| Short problem |
How many lines in the records below contain the word "matplotlib"? Answer with the number alone.

| Provided information |
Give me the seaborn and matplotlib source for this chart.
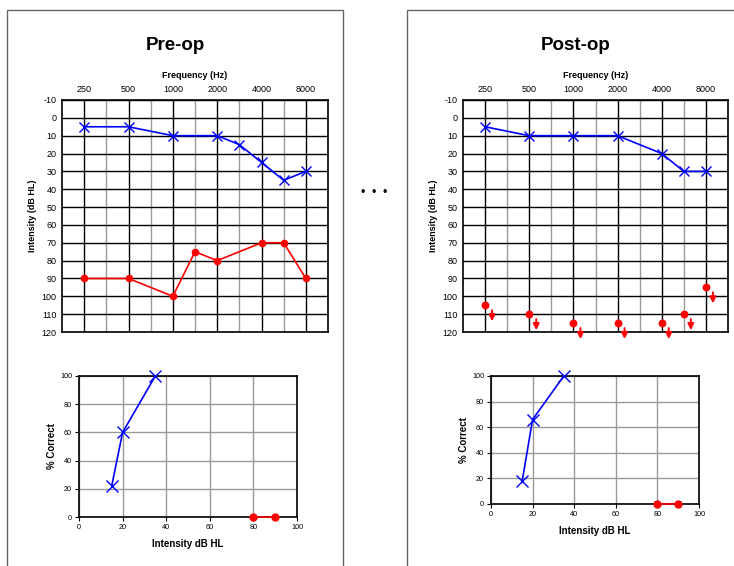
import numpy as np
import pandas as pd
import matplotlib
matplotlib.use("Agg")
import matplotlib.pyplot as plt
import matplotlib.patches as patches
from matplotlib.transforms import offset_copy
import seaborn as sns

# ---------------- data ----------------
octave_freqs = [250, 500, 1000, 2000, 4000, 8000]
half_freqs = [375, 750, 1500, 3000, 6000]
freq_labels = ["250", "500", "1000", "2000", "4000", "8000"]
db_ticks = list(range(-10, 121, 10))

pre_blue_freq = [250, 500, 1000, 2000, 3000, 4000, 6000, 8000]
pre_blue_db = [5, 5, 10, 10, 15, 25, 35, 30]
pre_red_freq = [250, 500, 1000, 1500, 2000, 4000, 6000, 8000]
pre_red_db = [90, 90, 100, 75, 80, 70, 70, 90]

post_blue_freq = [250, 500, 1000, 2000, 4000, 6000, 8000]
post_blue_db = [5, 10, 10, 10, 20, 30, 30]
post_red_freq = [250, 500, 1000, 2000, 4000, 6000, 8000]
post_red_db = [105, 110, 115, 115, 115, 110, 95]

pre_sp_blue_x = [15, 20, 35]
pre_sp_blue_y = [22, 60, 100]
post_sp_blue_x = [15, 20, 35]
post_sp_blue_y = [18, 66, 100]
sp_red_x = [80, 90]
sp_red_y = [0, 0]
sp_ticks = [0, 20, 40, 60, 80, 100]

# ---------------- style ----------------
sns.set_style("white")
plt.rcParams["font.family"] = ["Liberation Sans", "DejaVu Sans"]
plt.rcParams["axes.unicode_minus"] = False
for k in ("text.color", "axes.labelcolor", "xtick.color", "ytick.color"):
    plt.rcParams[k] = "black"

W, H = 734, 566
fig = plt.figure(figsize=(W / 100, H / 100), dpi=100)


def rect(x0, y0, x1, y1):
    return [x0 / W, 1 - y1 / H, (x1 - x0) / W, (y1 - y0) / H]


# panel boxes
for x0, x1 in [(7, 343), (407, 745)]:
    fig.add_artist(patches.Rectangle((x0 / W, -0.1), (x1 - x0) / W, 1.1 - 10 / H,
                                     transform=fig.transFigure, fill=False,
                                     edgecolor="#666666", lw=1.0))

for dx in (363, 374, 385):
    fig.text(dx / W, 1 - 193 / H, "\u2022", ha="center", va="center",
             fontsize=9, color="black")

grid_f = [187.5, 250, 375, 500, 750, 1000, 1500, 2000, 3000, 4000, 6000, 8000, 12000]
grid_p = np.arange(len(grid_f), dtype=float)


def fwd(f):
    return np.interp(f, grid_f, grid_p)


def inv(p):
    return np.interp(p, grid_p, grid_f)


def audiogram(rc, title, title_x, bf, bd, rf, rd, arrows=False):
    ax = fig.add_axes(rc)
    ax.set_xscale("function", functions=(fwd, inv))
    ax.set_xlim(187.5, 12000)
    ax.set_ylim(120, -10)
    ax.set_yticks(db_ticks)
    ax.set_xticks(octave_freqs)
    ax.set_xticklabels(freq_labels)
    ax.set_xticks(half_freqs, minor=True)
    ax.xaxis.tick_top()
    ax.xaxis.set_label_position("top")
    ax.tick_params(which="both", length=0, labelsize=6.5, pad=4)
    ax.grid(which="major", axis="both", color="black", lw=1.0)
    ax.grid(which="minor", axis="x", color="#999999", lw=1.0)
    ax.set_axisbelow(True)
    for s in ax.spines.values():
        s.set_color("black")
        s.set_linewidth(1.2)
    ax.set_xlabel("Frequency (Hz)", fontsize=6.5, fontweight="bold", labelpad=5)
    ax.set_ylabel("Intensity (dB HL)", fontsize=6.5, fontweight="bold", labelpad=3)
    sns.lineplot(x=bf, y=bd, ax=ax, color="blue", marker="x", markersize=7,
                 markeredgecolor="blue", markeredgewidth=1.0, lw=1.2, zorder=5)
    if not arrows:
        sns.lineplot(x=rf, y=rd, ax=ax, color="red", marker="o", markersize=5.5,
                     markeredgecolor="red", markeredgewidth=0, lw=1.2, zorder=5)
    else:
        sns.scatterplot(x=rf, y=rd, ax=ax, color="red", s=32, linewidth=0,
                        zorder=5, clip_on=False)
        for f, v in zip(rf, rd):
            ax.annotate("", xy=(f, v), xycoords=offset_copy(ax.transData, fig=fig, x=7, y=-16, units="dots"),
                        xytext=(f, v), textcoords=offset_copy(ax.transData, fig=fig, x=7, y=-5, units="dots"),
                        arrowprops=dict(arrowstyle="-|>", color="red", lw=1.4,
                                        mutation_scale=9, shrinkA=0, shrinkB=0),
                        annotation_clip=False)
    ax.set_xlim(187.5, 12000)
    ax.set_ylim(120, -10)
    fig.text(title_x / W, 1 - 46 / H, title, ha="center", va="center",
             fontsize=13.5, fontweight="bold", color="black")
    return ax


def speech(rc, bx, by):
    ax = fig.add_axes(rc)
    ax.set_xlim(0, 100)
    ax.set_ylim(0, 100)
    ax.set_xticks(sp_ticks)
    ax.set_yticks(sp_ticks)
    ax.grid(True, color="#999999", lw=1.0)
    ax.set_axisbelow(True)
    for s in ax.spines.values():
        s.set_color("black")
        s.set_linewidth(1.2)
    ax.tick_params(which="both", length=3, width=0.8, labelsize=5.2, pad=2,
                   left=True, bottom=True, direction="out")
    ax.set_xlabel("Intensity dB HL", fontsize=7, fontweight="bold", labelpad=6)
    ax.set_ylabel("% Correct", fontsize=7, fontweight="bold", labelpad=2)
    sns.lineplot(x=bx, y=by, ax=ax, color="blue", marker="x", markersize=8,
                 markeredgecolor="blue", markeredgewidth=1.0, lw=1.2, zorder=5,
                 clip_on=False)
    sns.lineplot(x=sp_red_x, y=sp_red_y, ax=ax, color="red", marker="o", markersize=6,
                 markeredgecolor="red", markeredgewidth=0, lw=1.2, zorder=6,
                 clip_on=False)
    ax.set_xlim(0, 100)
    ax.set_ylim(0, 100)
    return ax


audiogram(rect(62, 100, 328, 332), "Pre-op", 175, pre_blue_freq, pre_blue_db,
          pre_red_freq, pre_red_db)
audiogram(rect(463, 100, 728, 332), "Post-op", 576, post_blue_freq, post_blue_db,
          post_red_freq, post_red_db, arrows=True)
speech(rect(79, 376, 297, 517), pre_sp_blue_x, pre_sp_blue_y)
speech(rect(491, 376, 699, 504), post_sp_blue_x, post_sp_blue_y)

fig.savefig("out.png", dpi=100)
* * *
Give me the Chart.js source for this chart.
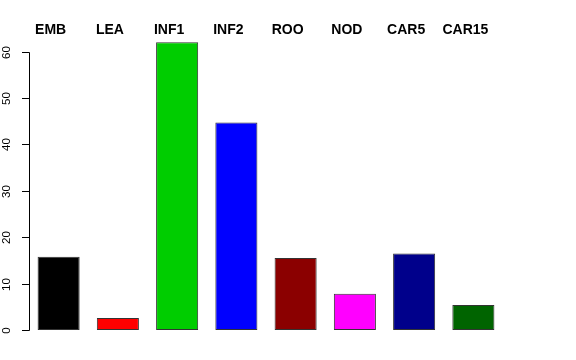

| Task result |
6